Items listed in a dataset
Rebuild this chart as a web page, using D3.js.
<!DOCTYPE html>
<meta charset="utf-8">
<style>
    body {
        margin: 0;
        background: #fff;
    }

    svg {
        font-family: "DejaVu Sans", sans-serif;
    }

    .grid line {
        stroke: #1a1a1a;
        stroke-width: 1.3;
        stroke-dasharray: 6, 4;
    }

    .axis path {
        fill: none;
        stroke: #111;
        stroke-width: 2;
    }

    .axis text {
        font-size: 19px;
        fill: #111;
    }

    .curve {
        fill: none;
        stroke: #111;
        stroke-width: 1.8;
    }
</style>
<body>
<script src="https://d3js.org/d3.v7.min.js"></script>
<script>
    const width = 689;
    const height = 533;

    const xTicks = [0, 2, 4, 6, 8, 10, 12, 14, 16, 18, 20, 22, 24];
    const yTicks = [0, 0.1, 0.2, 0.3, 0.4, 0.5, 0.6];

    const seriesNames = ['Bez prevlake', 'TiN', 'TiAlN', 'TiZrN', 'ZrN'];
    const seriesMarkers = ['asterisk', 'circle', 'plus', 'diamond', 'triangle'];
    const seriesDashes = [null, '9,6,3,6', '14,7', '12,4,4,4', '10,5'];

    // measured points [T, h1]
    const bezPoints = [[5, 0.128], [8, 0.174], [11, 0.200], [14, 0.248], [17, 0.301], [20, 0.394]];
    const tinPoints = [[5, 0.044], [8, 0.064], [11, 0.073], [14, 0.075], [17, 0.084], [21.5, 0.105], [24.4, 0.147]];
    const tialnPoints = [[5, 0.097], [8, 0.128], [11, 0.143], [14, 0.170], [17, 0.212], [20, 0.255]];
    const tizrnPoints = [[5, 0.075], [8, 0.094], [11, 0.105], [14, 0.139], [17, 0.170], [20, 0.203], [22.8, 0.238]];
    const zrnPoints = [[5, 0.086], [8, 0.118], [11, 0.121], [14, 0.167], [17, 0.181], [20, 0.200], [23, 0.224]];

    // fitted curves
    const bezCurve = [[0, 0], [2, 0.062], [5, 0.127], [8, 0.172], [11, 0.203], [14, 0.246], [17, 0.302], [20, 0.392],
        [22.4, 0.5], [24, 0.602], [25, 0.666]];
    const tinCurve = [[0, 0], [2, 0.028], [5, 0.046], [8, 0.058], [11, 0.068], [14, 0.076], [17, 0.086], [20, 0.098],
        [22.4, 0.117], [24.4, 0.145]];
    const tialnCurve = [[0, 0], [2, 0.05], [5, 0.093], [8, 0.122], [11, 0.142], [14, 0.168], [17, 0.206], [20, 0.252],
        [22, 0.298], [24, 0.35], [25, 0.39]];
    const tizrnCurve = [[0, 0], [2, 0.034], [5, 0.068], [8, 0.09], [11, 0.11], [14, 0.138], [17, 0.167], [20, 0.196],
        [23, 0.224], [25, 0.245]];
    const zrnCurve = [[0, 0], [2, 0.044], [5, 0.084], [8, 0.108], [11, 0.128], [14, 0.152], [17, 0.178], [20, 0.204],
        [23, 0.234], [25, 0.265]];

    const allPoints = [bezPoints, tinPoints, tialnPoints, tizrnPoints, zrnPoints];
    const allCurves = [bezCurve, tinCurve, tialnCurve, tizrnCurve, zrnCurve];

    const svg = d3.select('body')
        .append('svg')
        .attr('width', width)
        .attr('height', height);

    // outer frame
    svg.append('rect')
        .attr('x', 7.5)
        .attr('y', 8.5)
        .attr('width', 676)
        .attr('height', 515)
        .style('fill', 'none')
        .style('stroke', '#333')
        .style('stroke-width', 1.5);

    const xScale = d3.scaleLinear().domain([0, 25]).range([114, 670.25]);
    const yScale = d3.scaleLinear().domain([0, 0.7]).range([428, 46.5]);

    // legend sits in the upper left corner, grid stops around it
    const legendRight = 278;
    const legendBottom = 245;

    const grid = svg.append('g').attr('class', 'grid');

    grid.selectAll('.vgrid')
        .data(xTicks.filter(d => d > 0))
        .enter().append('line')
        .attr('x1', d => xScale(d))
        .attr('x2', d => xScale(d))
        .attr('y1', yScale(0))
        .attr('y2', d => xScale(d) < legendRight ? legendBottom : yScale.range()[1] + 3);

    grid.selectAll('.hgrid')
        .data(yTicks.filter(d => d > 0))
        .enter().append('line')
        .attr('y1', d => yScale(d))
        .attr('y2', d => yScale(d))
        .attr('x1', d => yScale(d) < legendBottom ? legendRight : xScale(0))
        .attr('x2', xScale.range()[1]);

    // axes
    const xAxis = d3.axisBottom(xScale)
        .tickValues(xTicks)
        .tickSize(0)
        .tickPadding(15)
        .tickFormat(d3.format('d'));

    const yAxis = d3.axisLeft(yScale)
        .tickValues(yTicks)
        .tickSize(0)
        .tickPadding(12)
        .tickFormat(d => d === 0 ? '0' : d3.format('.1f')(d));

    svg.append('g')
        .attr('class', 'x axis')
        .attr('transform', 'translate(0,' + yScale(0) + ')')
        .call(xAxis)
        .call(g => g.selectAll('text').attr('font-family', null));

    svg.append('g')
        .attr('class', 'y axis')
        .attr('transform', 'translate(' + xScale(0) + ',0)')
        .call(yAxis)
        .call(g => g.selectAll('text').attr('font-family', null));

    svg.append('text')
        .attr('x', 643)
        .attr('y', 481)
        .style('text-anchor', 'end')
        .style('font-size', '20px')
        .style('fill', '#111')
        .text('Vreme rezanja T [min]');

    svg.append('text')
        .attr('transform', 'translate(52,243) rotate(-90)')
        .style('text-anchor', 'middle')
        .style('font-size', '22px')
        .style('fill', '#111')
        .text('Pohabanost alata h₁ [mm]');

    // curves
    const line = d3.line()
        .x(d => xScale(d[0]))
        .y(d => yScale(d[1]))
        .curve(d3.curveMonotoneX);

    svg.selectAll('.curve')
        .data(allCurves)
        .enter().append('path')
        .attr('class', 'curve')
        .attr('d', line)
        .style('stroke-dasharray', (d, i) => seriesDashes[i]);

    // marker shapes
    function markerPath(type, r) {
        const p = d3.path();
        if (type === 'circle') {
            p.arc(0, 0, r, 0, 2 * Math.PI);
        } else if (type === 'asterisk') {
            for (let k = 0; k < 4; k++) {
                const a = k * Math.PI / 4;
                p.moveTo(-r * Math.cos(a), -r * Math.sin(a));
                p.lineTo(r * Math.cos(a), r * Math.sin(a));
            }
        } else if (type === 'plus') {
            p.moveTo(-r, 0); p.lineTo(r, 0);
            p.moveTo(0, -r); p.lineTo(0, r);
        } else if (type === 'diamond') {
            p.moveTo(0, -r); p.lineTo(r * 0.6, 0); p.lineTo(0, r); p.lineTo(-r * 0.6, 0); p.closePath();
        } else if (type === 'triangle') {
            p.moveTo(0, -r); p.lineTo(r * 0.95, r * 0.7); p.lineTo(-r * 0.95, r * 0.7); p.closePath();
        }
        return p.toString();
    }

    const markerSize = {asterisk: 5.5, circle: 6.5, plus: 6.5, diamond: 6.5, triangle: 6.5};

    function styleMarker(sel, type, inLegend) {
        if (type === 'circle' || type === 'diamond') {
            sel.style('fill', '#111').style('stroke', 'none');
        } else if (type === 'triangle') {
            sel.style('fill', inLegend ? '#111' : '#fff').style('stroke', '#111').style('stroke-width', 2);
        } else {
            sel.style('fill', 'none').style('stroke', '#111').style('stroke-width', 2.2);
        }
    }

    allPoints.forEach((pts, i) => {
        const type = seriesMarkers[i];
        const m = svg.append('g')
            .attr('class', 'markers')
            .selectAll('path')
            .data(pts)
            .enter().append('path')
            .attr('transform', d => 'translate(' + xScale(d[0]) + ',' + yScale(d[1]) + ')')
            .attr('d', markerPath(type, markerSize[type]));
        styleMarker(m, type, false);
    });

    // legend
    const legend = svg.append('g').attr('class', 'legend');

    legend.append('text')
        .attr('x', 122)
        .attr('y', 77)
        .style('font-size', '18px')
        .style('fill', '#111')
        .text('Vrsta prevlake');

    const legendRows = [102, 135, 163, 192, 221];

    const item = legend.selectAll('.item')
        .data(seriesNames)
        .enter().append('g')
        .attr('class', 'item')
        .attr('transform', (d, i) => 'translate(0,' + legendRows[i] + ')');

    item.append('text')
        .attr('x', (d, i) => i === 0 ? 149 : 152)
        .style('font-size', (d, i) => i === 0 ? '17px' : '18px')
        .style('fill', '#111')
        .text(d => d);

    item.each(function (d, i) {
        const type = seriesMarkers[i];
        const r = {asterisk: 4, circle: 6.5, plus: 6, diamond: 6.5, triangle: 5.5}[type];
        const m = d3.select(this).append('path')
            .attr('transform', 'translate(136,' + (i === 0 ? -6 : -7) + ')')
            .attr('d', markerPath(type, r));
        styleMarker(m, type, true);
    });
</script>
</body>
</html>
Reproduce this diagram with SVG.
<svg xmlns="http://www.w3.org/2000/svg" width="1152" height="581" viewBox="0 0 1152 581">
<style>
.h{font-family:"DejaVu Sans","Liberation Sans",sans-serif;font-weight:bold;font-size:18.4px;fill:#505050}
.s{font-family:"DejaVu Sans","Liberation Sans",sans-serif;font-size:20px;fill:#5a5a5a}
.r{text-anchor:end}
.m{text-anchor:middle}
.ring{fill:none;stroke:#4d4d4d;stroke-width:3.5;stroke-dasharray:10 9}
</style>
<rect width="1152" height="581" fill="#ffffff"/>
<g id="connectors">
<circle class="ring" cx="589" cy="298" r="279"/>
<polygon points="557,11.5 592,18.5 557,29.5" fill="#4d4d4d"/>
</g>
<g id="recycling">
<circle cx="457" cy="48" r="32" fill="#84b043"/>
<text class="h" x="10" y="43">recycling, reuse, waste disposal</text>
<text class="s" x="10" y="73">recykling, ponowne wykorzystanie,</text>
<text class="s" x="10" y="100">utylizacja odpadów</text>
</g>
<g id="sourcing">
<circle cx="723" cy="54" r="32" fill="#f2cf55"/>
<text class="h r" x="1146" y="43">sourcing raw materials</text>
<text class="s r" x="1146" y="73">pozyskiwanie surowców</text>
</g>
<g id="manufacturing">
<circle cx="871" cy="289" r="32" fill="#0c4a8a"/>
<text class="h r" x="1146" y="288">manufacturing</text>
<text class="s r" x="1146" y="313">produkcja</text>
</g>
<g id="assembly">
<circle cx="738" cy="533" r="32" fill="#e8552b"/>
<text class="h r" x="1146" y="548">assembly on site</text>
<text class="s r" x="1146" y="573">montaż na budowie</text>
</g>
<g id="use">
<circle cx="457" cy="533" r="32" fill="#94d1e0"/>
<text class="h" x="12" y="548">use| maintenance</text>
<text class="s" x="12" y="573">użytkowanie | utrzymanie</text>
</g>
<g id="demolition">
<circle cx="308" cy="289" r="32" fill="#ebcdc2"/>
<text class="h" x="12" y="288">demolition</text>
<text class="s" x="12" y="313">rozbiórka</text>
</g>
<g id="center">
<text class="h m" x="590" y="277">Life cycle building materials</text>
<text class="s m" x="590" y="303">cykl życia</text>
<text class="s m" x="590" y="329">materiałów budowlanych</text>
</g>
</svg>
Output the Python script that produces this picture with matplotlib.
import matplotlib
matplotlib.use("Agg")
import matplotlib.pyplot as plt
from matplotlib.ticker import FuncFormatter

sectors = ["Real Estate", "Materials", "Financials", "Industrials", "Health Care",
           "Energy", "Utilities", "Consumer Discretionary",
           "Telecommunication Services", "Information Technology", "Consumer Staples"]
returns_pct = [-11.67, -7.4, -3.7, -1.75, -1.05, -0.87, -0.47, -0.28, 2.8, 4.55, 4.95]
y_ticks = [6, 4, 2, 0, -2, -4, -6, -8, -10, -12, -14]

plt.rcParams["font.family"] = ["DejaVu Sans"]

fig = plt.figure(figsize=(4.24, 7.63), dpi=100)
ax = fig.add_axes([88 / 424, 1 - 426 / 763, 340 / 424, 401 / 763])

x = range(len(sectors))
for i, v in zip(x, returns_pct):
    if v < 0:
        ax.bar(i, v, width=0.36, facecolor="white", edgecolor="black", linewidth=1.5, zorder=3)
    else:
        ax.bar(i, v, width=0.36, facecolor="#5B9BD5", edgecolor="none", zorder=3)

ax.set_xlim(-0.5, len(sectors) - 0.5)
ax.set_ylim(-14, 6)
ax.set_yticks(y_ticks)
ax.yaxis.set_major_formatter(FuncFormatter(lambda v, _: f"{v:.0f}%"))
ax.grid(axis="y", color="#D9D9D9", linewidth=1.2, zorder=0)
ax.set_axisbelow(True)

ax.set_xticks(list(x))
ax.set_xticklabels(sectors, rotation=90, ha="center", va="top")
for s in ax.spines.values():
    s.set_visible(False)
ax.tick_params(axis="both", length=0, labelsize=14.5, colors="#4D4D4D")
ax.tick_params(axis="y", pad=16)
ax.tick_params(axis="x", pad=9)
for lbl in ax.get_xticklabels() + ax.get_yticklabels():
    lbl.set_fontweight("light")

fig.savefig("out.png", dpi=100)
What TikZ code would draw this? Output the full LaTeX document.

- What to produce -
Reproduce the final stretch of the data above: every line from the one holding "Output the Python" through the end, inclusive, exactly as written and nothing else.

- Exercise answer -
Output the Python script that produces this picture with matplotlib.
import matplotlib
matplotlib.use("Agg")
import matplotlib.pyplot as plt
from matplotlib.ticker import FuncFormatter

sectors = ["Real Estate", "Materials", "Financials", "Industrials", "Health Care",
           "Energy", "Utilities", "Consumer Discretionary",
           "Telecommunication Services", "Information Technology", "Consumer Staples"]
returns_pct = [-11.67, -7.4, -3.7, -1.75, -1.05, -0.87, -0.47, -0.28, 2.8, 4.55, 4.95]
y_ticks = [6, 4, 2, 0, -2, -4, -6, -8, -10, -12, -14]

plt.rcParams["font.family"] = ["DejaVu Sans"]

fig = plt.figure(figsize=(4.24, 7.63), dpi=100)
ax = fig.add_axes([88 / 424, 1 - 426 / 763, 340 / 424, 401 / 763])

x = range(len(sectors))
for i, v in zip(x, returns_pct):
    if v < 0:
        ax.bar(i, v, width=0.36, facecolor="white", edgecolor="black", linewidth=1.5, zorder=3)
    else:
        ax.bar(i, v, width=0.36, facecolor="#5B9BD5", edgecolor="none", zorder=3)

ax.set_xlim(-0.5, len(sectors) - 0.5)
ax.set_ylim(-14, 6)
ax.set_yticks(y_ticks)
ax.yaxis.set_major_formatter(FuncFormatter(lambda v, _: f"{v:.0f}%"))
ax.grid(axis="y", color="#D9D9D9", linewidth=1.2, zorder=0)
ax.set_axisbelow(True)

ax.set_xticks(list(x))
ax.set_xticklabels(sectors, rotation=90, ha="center", va="top")
for s in ax.spines.values():
    s.set_visible(False)
ax.tick_params(axis="both", length=0, labelsize=14.5, colors="#4D4D4D")
ax.tick_params(axis="y", pad=16)
ax.tick_params(axis="x", pad=9)
for lbl in ax.get_xticklabels() + ax.get_yticklabels():
    lbl.set_fontweight("light")

fig.savefig("out.png", dpi=100)
What TikZ code would draw this? Output the full LaTeX document.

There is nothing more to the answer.